I have 2 24W T5HO bulbs from Current USA and the color in my tank looks great and all of my plants seem to be maintaining well after 2 weeks. 

My question is, I keep seeing:
"these plants need 2-3 watts per gallon of light in order to grow...".

I've also read that the T5HO lights do not follow the typical watts per gallon rule ratio. So, with 48W of T5HO, how does that "loosely" translate into typical watts per gallon?

I am trying to keep a no CO2 tank at the moment and so far it's going well. Currently, I've planted Anubias congensis, anubias barteri, telanthera, microsword, green crypto and now needle leaf ludwigia. 

From what I have read on these, most of them do well (or OK at least) without CO2 and moderate lighting. The substrate is Eco Complete and I dose with Flourish and Excel. Am I providing enough light? Thanks!


----------



## oldpunk (Dec 9, 2012)

You did not mention what size tank it is. I'm gonna guess you have a standard 20 gallon? If so, you have plenty of light. 

Forget what you've read about Watts Per Gallons. It's bunk unless you have t-8 or t-12 bulbs. Even then it's still a pretty loose approximation.


----------



## Gizmo (Dec 6, 2010)

+1

WPG means nothing with T5HO because they have a much higher output & efficiency compared to older bulbs. Light meters are the way to go with the higher-end fixtures, if you're a member of a local club or forum they might have a PAR meter you could borrow, I know mine does.

I had a 48W T5HO over a 30 gallon and it did alright, but with DIY CO2 I was able to run the same fixture over a ten gallon which exploded with plant growth. I know you don't want CO2, but I would highly advise a DIY setup for your 29 gallon, if that's what you're running the T5HO on. You'll thank me


----------



## Aquarius (Dec 5, 2012)

Yes, it is a 29 gallon tank. I would have no problem running the DIY CO2 if my tank was not sitting in my living room.
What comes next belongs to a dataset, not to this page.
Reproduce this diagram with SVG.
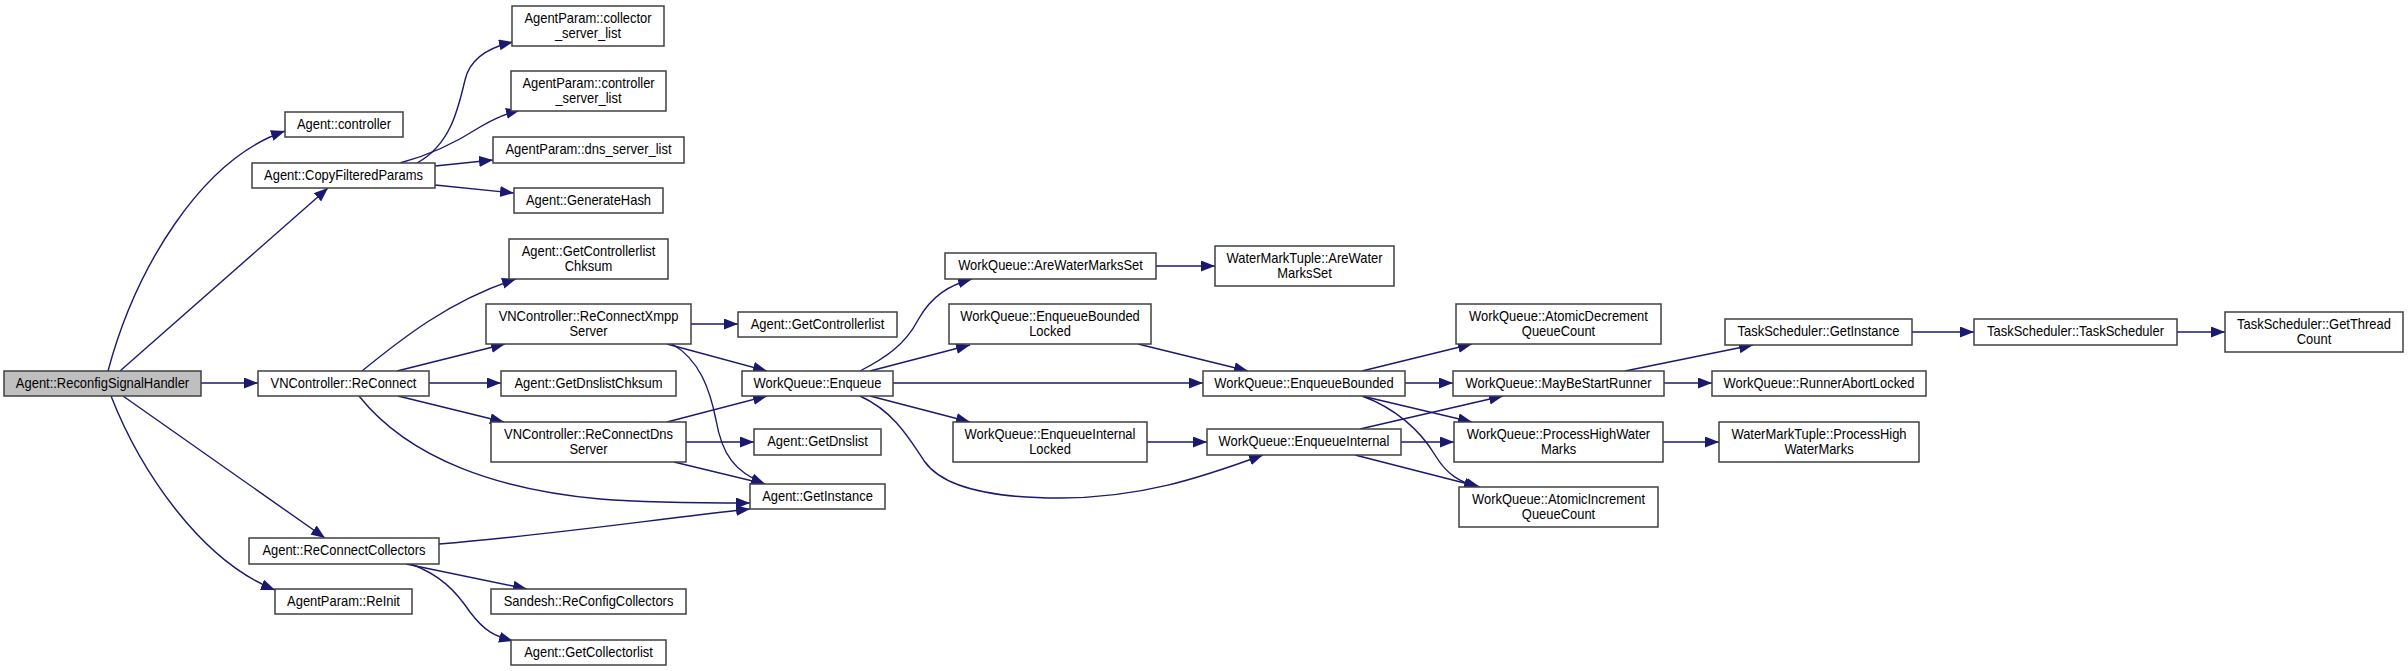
<svg xmlns="http://www.w3.org/2000/svg" width="2408" height="671" viewBox="0 0 2408 671">
<style>
.n rect{fill:#ffffff;stroke:#404040;stroke-width:1.5}
.n.root rect{fill:#bfbfbf}
.n text{font-family:"Liberation Sans",Arial,sans-serif;font-size:14px;fill:#000;text-anchor:middle;transform-box:fill-box;transform-origin:center;transform:scaleX(0.925)}
#edges path{fill:none;stroke:#191970;stroke-width:1.4;marker-end:url(#ah)}
</style>
<defs>
<marker id="ah" markerUnits="userSpaceOnUse" markerWidth="15" markerHeight="12" refX="14" refY="5.5" orient="auto">
<path d="M0,0 L14,5.5 L0,11 z" fill="#191970"/>
</marker>
</defs>
<rect width="2408" height="671" fill="#ffffff"/>
<g id="edges">
<path d="M108,371 C135,270 200,160 285,131"/>
<path d="M120,371 L328,188"/>
<path d="M201,383 L258,383"/>
<path d="M123,396 L325,538"/>
<path d="M111,396 C140,470 200,560 275,590"/>
<path d="M417,163 C450,145 458,110 465,80 C470,58 490,47 513,42"/>
<path d="M400,163 C430,155 460,140 480,127 C495,118 508,113 520,110"/>
<path d="M435,166 L493,160"/>
<path d="M435,185 L514,193"/>
<path d="M362,371 C400,340 450,300 516,279"/>
<path d="M397,371 L505,344"/>
<path d="M429,383 L501,383"/>
<path d="M398,396 L504,422"/>
<path d="M359,396 C410,460 500,490 600,499 C650,503 700,503 750,503"/>
<path d="M691,324 L738,324"/>
<path d="M667,344 L767,371"/>
<path d="M672,344 C700,360 710,390 716,420 C722,455 735,472 765,484"/>
<path d="M667,422 L767,396"/>
<path d="M686,442 L754,442"/>
<path d="M674,462 L765,484"/>
<path d="M439,544 C550,535 650,520 750,509"/>
<path d="M406,564 L527,589"/>
<path d="M411,564 C440,575 455,590 470,612 C485,632 495,636 513,641"/>
<path d="M860,371 C885,358 905,345 918,320 C932,295 950,285 972,279"/>
<path d="M870,371 L970,345"/>
<path d="M893,383 L1203,383"/>
<path d="M870,396 L970,422"/>
<path d="M860,396 C895,412 910,440 925,462 C945,490 1000,498 1060,498 C1140,498 1200,478 1263,455"/>
<path d="M1156,266 L1215,266"/>
<path d="M1138,344 L1248,371"/>
<path d="M1147,442 L1207,442"/>
<path d="M1362,371 L1472,344"/>
<path d="M1405,383 L1453,383"/>
<path d="M1362,396 L1472,422"/>
<path d="M1362,396 C1395,408 1420,430 1435,455 C1447,475 1460,482 1478,487"/>
<path d="M1360,429 L1503,396"/>
<path d="M1401,442 L1454,442"/>
<path d="M1355,455 L1480,487"/>
<path d="M1625,371 L1753,345"/>
<path d="M1664,383 L1712,383"/>
<path d="M1663,442 L1719,442"/>
<path d="M1912,332 L1974,332"/>
<path d="M2177,332 L2225,332"/>
</g>
<g id="handler" class="n root"><rect x="4" y="371" width="197" height="25"/><text x="102.5" y="388">Agent::ReconfigSignalHandler</text></g>
<g id="controller" class="n"><rect x="285" y="112" width="118" height="25"/><text x="344" y="129">Agent::controller</text></g>
<g id="copyFiltered" class="n"><rect x="252" y="163" width="183" height="25"/><text x="343.5" y="180">Agent::CopyFilteredParams</text></g>
<g id="reconnect" class="n"><rect x="258" y="371" width="171" height="25"/><text x="343.5" y="388">VNController::ReConnect</text></g>
<g id="reconnectCollectors" class="n"><rect x="249" y="538" width="190" height="26"/><text x="344" y="555.5">Agent::ReConnectCollectors</text></g>
<g id="reinit" class="n"><rect x="275" y="589" width="137" height="25"/><text x="343.5" y="606">AgentParam::ReInit</text></g>
<g id="collectorServerList" class="n"><rect x="512" y="6" width="152" height="40"/><text x="588" y="23.5">AgentParam::collector</text><text x="588" y="38">_server_list</text></g>
<g id="controllerServerList" class="n"><rect x="511" y="71" width="155" height="40"/><text x="588.5" y="88.5">AgentParam::controller</text><text x="588.5" y="103">_server_list</text></g>
<g id="dnsServerList" class="n"><rect x="493" y="137" width="191" height="26"/><text x="588.5" y="154.5">AgentParam::dns_server_list</text></g>
<g id="generateHash" class="n"><rect x="514" y="188" width="149" height="25"/><text x="588.5" y="205">Agent::GenerateHash</text></g>
<g id="getControllerlistChksum" class="n"><rect x="509" y="239" width="159" height="40"/><text x="588.5" y="256.5">Agent::GetControllerlist</text><text x="588.5" y="271">Chksum</text></g>
<g id="reconnectXmpp" class="n"><rect x="486" y="304" width="205" height="40"/><text x="588.5" y="321.5">VNController::ReConnectXmpp</text><text x="588.5" y="336">Server</text></g>
<g id="getDnslistChksum" class="n"><rect x="501" y="371" width="175" height="25"/><text x="588.5" y="388">Agent::GetDnslistChksum</text></g>
<g id="reconnectDns" class="n"><rect x="491" y="422" width="195" height="40"/><text x="588.5" y="439.5">VNController::ReConnectDns</text><text x="588.5" y="454">Server</text></g>
<g id="sandesh" class="n"><rect x="491" y="589" width="195" height="25"/><text x="588.5" y="606">Sandesh::ReConfigCollectors</text></g>
<g id="getCollectorlist" class="n"><rect x="511" y="640" width="155" height="25"/><text x="588.5" y="657">Agent::GetCollectorlist</text></g>
<g id="getControllerlist" class="n"><rect x="738" y="312" width="159" height="25"/><text x="817.5" y="329">Agent::GetControllerlist</text></g>
<g id="enqueue" class="n"><rect x="742" y="371" width="151" height="25"/><text x="817.5" y="388">WorkQueue::Enqueue</text></g>
<g id="getDnslist" class="n"><rect x="754" y="429" width="127" height="26"/><text x="817.5" y="446.5">Agent::GetDnslist</text></g>
<g id="getInstance" class="n"><rect x="750" y="484" width="135" height="25"/><text x="817.5" y="501">Agent::GetInstance</text></g>
<g id="areWaterMarksSet" class="n"><rect x="945" y="253" width="211" height="26"/><text x="1050.5" y="270.5">WorkQueue::AreWaterMarksSet</text></g>
<g id="enqueueBoundedLocked" class="n"><rect x="949" y="304" width="202" height="40"/><text x="1050" y="321.5">WorkQueue::EnqueueBounded</text><text x="1050" y="336">Locked</text></g>
<g id="enqueueInternalLocked" class="n"><rect x="953" y="422" width="194" height="40"/><text x="1050" y="439.5">WorkQueue::EnqueueInternal</text><text x="1050" y="454">Locked</text></g>
<g id="wmtAreWaterMarksSet" class="n"><rect x="1215" y="246" width="179" height="40"/><text x="1304.5" y="263.5">WaterMarkTuple::AreWater</text><text x="1304.5" y="278">MarksSet</text></g>
<g id="enqueueBounded" class="n"><rect x="1203" y="371" width="202" height="25"/><text x="1304" y="388">WorkQueue::EnqueueBounded</text></g>
<g id="enqueueInternal" class="n"><rect x="1207" y="429" width="194" height="26"/><text x="1304" y="446.5">WorkQueue::EnqueueInternal</text></g>
<g id="atomicDecrement" class="n"><rect x="1456" y="304" width="205" height="40"/><text x="1558.5" y="321.5">WorkQueue::AtomicDecrement</text><text x="1558.5" y="336">QueueCount</text></g>
<g id="mayBeStartRunner" class="n"><rect x="1453" y="371" width="211" height="25"/><text x="1558.5" y="388">WorkQueue::MayBeStartRunner</text></g>
<g id="processHighWaterMarks" class="n"><rect x="1454" y="422" width="209" height="40"/><text x="1558.5" y="439.5">WorkQueue::ProcessHighWater</text><text x="1558.5" y="454">Marks</text></g>
<g id="atomicIncrement" class="n"><rect x="1459" y="487" width="199" height="40"/><text x="1558.5" y="504.5">WorkQueue::AtomicIncrement</text><text x="1558.5" y="519">QueueCount</text></g>
<g id="tsGetInstance" class="n"><rect x="1725" y="319" width="187" height="26"/><text x="1818.5" y="336.5">TaskScheduler::GetInstance</text></g>
<g id="runnerAbortLocked" class="n"><rect x="1712" y="371" width="214" height="25"/><text x="1819" y="388">WorkQueue::RunnerAbortLocked</text></g>
<g id="wmtProcessHigh" class="n"><rect x="1719" y="422" width="200" height="40"/><text x="1819" y="439.5">WaterMarkTuple::ProcessHigh</text><text x="1819" y="454">WaterMarks</text></g>
<g id="taskScheduler" class="n"><rect x="1974" y="319" width="203" height="26"/><text x="2075.5" y="336.5">TaskScheduler::TaskScheduler</text></g>
<g id="getThreadCount" class="n"><rect x="2225" y="312" width="178" height="40"/><text x="2314" y="329.5">TaskScheduler::GetThread</text><text x="2314" y="344">Count</text></g>
</svg>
It is basically the fixture of the room at this point and the stand set-up wont fit the CO2 kit "neatly" as my wife would like. 

I don't care so much how "fast" the plants grow so long as they do indeed grow. So far, the only plant I have had trouble with is microsword which surprised me. Everything else is growing/maintaining. The microsword has been stubborn and tough to root in the EcoComplete.


----------